A partir de la 22ème minute de la vidéo, elle dit:
« Les votes qu’on a effectués lors de la précédente commission n’ont pas eu mon approbation. Pourquoi ? Parce que ce sont des votes imposés. Comme s’ils m’ont été imposés. Au-delà de ma volonté! MOI JE SAIS QUE CE PROJET NE DOIT PAS PASSER. ET IL EST PASSÉ !! (sic !) », regrette-elle !!!
Cette déclaration a été considérée comme maladroite par rapport à des décisions que Ghita El Khayat a validées par sa signature en qualité de présidente.
Comment la présidente « sait-elle » ou « peut-elle savoir » que ce projet doit passer et un autre ne doit pas passer ? Y aurait-il une autre instance parallèle d’évaluation des projets ? Et quels seraient les critères et sur quelles bases ?

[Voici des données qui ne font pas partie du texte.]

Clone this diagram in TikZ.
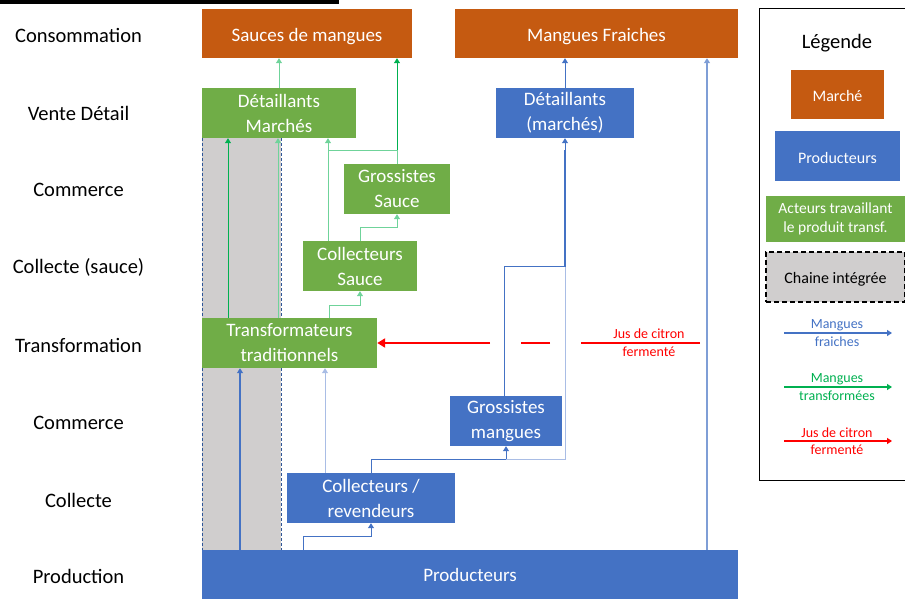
\documentclass[tikz,border=0pt]{standalone}
\usepackage{fontspec}
\setmainfont{Carlito}
\usetikzlibrary{arrows.meta}
\definecolor{orng}{HTML}{C55A11}
\definecolor{blu}{HTML}{4472C4}
\definecolor{grn}{HTML}{70AD47}
\definecolor{ag}{HTML}{00B050}
\definecolor{agl}{HTML}{6FD39A}
\definecolor{blul}{HTML}{A9BDE5}
\definecolor{blum}{HTML}{7F9ED6}
\definecolor{gry}{HTML}{D0CECE}
\definecolor{dashblue}{HTML}{2F5597}
\definecolor{rd}{HTML}{FF0000}
\begin{document}
\begin{tikzpicture}[x=1pt,y=-1pt,
  box/.style={rectangle,inner sep=0pt,text=white,align=center,
    font=\fontsize{19}{25}\selectfont},
  lbox/.style={rectangle,inner sep=0pt,text=white,align=center,
    font=\fontsize{16}{22}\selectfont},
  lvl/.style={font=\fontsize{20.5}{24}\selectfont,text=black},
  tip/.style={-{Triangle[length=5pt,width=6pt]}},
  garr/.style={tip,draw=ag,line width=0.8pt},
  garrl/.style={tip,draw=agl,line width=0.8pt},
  barr/.style={tip,draw=blu,line width=1pt},
  barrl/.style={tip,draw=blul,line width=1pt},
  small/.style={font=\fontsize{14}{17}\selectfont,align=center}
]
\useasboundingbox (0,0) rectangle (905,599);
% top black bar
\fill[black] (0,0) rectangle (339,4);
% integrated chain background
\fill[gry] (202,138) rectangle (281,550);
\draw[dashblue,line width=0.8pt,dash pattern=on 3pt off 2pt] (202,138) -- (202,550);
\draw[dashblue,line width=0.8pt,dash pattern=on 3pt off 2pt] (281,138) -- (281,550);

% level labels
\node[lvl] (l1) at (78.5,35) {Consommation};
\node[lvl] (l2) at (78.5,113) {Vente Détail};
\node[lvl] (l3) at (78.5,190) {Commerce};
\node[lvl] (l4) at (78.5,267) {Collecte (sauce)};
\node[lvl] (l5) at (78.5,345) {Transformation};
\node[lvl] (l6) at (78.5,423) {Commerce};
\node[lvl] (l7) at (78.5,500) {Collecte};
\node[lvl] (l8) at (78.5,576) {Production};

% boxes
\node[box,fill=orng,minimum width=210pt,minimum height=49pt,text height=16pt,text depth=0pt] (sauce) at (307,33.5) {Sauces de mangues};
\node[box,fill=orng,minimum width=283pt,minimum height=49pt,text height=16pt,text depth=0pt] (mfr) at (596.5,33.5) {Mangues Fraiches};
\node[box,fill=grn,minimum width=154pt,minimum height=50pt] (detm) at (279,113) {Détaillants\\Marchés};
\node[box,fill=blu,minimum width=138pt,minimum height=50pt] (detb) at (565,113) {Détaillants\\(marchés)};
\node[box,fill=grn,minimum width=106pt,minimum height=50pt] (gross) at (397,189) {Grossistes\\Sauce};
\node[box,fill=grn,minimum width=114pt,minimum height=50pt] (colls) at (360,266) {Collecteurs\\Sauce};
\node[box,fill=grn,minimum width=175pt,minimum height=50pt] (trans) at (289.5,343) {Transformateurs\\traditionnels};
\node[box,fill=blu,minimum width=112pt,minimum height=50pt] (grm) at (506,421) {Grossistes\\mangues};
\node[box,fill=blu,minimum width=168pt,minimum height=50pt] (colr) at (371,498) {Collecteurs /\\revendeurs};
\node[box,fill=blu,minimum width=536pt,minimum height=49pt] (prod) at (470,574.5) {Producteurs};

% x reference coordinates
\coordinate (x228) at (228,0);
\coordinate (x240) at (240,0);
\coordinate (x278) at (278,0);
\coordinate (x279) at (279,0);
\coordinate (x303) at (303,0);
\coordinate (x325) at (325,0);
\coordinate (x328) at (328,0);
\coordinate (x329) at (329,0);
\coordinate (x360) at (360,0);
\coordinate (x371) at (371,0);
\coordinate (x397) at (397,0);
\coordinate (x504) at (504,0);
\coordinate (x506) at (506,0);
\coordinate (x565) at (565,0);
\coordinate (x707) at (707,0);

% green connectors
\draw[garrl] (x279 |- detm.north) -- (x279 |- sauce.south);
\draw[garr] (x397 |- gross.north) -- (x397 |- sauce.south);
\draw[draw=agl,line width=0.8pt] (x397 |- gross.north) -- (397,150) -- (328,150);
\draw[garrl] (x328 |- colls.north) -- (x328 |- detm.south);
\draw[garrl] (x360 |- colls.north) -- (360,227) -- (397,227) -- (x397 |- gross.south);
\draw[garrl] (x329 |- trans.north) -- (329,305) -- (360,305) -- (x360 |- colls.south);
\draw[garrl] (x278 |- trans.north) -- (x278 |- detm.south);
\draw[garr] (x228 |- trans.north) -- (x228 |- detm.south);

% blue connectors
\draw[barr,line width=1.4pt] (x240 |- prod.north) -- (x240 |- trans.south);
\draw[barrl] (x325 |- colr.north) -- (x325 |- trans.south);
\draw[barr] (x303 |- prod.north) -- (303,536) -- (371,536) -- (x371 |- colr.south);
\draw[barr] (x371 |- colr.north) -- (371,459) -- (506,459) -- (x506 |- grm.south);
\draw[draw=blul,line width=1pt] (506,459) -- (565,459) -- (565,266);
\draw[barr] (x504 |- grm.north) -- (504,266) -- (565,266) -- (x565 |- detb.south);
\draw[draw=blu,line width=1.6pt] (565,266) -- (565,150);
\draw[barr] (x565 |- detb.north) -- (x565 |- mfr.south);
\draw[tip,draw=blum,line width=2pt] (x707 |- prod.north) -- (x707 |- mfr.south);

% red connector
\coordinate (jstart) at (700,343);
\coordinate (g1a) at (581,343);
\coordinate (g1b) at (550,343);
\coordinate (g2a) at (521,343);
\coordinate (g2b) at (490,343);
\draw[rd,line width=2.6pt] (jstart) -- (g1a);
\draw[rd,line width=2.6pt] (g1b) -- (g2a);
\draw[rd,line width=2.6pt,-{Triangle[length=8pt,width=9pt]}] (g2b) -- (trans.east);
\node[small,text=rd] (jl1) at (649,334) {Jus de citron};
\node[small,text=rd] (jl2) at (649,352) {fermenté};

% legend
\draw[black,line width=1pt] (759,9) rectangle (908,480);
\node[font=\fontsize{20.5}{24}\selectfont] (leg) at (837,43) {Légende};
\node[lbox,fill=orng,minimum width=93pt,minimum height=49pt,text height=14.4pt,text depth=0pt] (lm) at (837.5,94.5) {Marché};
\node[lbox,fill=blu,minimum width=125pt,minimum height=50pt,text height=14.4pt,text depth=0pt] (lp) at (837.5,156) {Producteurs};
\node[lbox,fill=grn,minimum width=139pt,minimum height=46pt,font=\fontsize{15.5}{18.5}\selectfont] (la) at (835.5,219) {Acteurs travaillant\\le produit transf.};
\node[lbox,fill=gry,draw=black,dash pattern=on 5pt off 3pt,line width=1.2pt,text=black,minimum width=139pt,minimum height=50pt,text height=12.5pt,text depth=0pt] (lc) at (835.5,277) {Chaine intégrée};
\coordinate (ab1) at (784,333);
\coordinate (ab2) at (892,333);
\coordinate (ag1) at (784,387);
\coordinate (ag2) at (892,387);
\coordinate (ar1) at (784,441);
\coordinate (ar2) at (892,441);
\draw[tip,draw=blu,line width=1.6pt] (ab1) -- (ab2);
\node[small,text=blu] (lt1) at (837,325) {Mangues};
\node[small,text=blu] (lt2) at (837,342) {fraiches};
\draw[tip,draw=ag,line width=1.6pt] (ag1) -- (ag2);
\node[small,text=ag] (lt3) at (837,379) {Mangues};
\node[small,text=ag] (lt4) at (837,396) {transformées};
\draw[tip,draw=rd,line width=1.6pt] (ar1) -- (ar2);
\node[small,text=rd] (lt5) at (837,433) {Jus de citron};
\node[small,text=rd] (lt6) at (837,450) {fermenté};
\end{tikzpicture}
\end{document}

Si la présidente « sait » à l’avance les projets qui « doivent » passer… pourquoi même une « commission »?
Ghita El Khayat souhaite-elle décider toute seule en se basant sur sa lecture personnelle des projets ? Dans ce cas, quid des discussions, des échanges et de la réflexion collective ? Une mise à l’écart des 10 autres membres ?
Rien dans le texte ne donne une « prépondérance » à la présidente pour juger, évaluer et trancher sur les contenus. La présidente est un membre de la commission. Sa voix compte double en cas d’égalité des voix.
C’est bien à dessein que les pouvoirs publics ont séparé les tâches et institué une commission… nommée par arrêté ministériel… afin de la protéger de toute influence.
Une commission maîtresse de ses décisions et responsable de ses choix de projets de films bien évidemment dans le cadre du respect des Constantes de la Nation.
D’ailleurs, la filmographie marocaine n’est que le résultat des décisions des différentes commissions dont chacune a travaillé selon sa sensibilité et sa vision… selon les profils de ses membres et la synergie établie entre eux. La pensée unique en matière d’art n’est pas de mise !
Certains professionnels du secteur estiment que Ghita EL Khayat a trop parlé. D’autres évoquent un « dérapage verbal » ! Cela ne contribue pas à la sérénité, ni à l’apaisement du climat tendu entre les différents intervenants et acteurs du monde du cinéma.